The sand particle collision model with impact angles of 30° and 90°: (a) the stress distribution; (b) the deformation (Color figure online)

In addition to fluid hydrodynamics developed on the electrode surface, the mechanical impact of sand particles on specimen and the resulting effect on the steel E-C should not be ignored. Figure 6 shows a single sand particle collision model to illustrate the effect of sand impact on the electrode state under impact angles of 30° and 90°. When the impact angle is 90°, the mechanical stress (van Mises stress) due to the sand impact, i.e., 45.83 N/m2, is approximately twice that generated under 30° impact, i.e., 25.00 N/m2. The resulting deformation, i.e., the displacement into the steel substrate, at 90° of impact is 4 × 10−12 m, twice the one resulting from the impact at 30°. Thus, the displacement-induced steel activity due to impact of sands is expected to increase with the impact angle.

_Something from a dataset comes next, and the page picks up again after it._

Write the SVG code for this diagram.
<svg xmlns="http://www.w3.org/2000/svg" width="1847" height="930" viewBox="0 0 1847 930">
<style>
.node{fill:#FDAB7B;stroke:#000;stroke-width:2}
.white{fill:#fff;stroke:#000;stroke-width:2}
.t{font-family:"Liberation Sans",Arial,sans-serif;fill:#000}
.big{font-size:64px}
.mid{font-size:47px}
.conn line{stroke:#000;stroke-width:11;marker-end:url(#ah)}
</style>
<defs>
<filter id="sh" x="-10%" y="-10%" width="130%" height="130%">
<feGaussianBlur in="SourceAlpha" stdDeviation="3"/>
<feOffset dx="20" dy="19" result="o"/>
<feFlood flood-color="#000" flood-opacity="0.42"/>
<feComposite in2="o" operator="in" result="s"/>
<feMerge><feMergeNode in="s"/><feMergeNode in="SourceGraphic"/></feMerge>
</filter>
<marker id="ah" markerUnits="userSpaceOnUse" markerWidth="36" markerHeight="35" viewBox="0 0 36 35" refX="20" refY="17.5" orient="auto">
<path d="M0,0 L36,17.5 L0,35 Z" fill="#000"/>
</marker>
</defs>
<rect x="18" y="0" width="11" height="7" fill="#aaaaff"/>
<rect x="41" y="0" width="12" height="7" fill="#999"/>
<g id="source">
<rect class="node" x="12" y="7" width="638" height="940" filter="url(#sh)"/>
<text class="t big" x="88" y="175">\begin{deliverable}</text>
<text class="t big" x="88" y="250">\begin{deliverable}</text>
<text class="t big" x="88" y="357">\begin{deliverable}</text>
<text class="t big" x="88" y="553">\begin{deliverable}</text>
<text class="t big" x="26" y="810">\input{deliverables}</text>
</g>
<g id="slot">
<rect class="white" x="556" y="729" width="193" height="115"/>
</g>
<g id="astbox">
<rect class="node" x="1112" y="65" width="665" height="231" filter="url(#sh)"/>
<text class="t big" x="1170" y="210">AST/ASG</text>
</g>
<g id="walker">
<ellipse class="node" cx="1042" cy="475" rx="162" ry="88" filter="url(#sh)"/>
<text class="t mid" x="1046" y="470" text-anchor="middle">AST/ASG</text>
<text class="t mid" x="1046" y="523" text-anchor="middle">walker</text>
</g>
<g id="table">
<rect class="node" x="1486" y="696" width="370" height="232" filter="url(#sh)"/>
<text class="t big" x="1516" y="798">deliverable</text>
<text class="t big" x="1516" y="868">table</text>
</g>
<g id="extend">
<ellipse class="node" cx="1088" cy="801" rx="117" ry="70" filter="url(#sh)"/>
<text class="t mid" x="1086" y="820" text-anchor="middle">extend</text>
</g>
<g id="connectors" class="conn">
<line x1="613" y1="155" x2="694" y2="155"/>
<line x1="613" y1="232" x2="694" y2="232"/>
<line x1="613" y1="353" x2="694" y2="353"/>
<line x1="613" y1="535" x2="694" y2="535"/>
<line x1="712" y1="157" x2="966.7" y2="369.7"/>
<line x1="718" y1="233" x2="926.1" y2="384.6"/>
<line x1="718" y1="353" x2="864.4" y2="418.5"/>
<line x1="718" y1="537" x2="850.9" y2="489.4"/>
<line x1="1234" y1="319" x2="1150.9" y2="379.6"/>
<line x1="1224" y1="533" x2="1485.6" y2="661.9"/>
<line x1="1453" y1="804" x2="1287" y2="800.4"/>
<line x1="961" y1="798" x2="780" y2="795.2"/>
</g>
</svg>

Undoubtedly, E-C of steel is resulted from the combined effect of hydrodynamic shear stress and mechanical sand impact stress. Consequently, a competition between shear stress and the impact normal stress exists in enhancement of E-C rate as a function of the impact angle. When the impact angle is low, shear stress is dominant; and the mechanical impact stress becomes dominant at a relatively high angle. A balanced effect of the two stresses results in the highest E-C rate at about 45° of the slurry impact.

Conclusions

The steel E-C is resulted from the combined effect of hydrodynamic shear stress and the mechanical impact stress developed on the steel surface. At a low impact angle, i.e., 30°, shear stress is dominant. The mechanical impact stress becomes dominant when the angle increases to a high value, i.e., 90°. It is determined that the maximum of E-C rate of the steel occurs at approximately 45° of the slurry impact.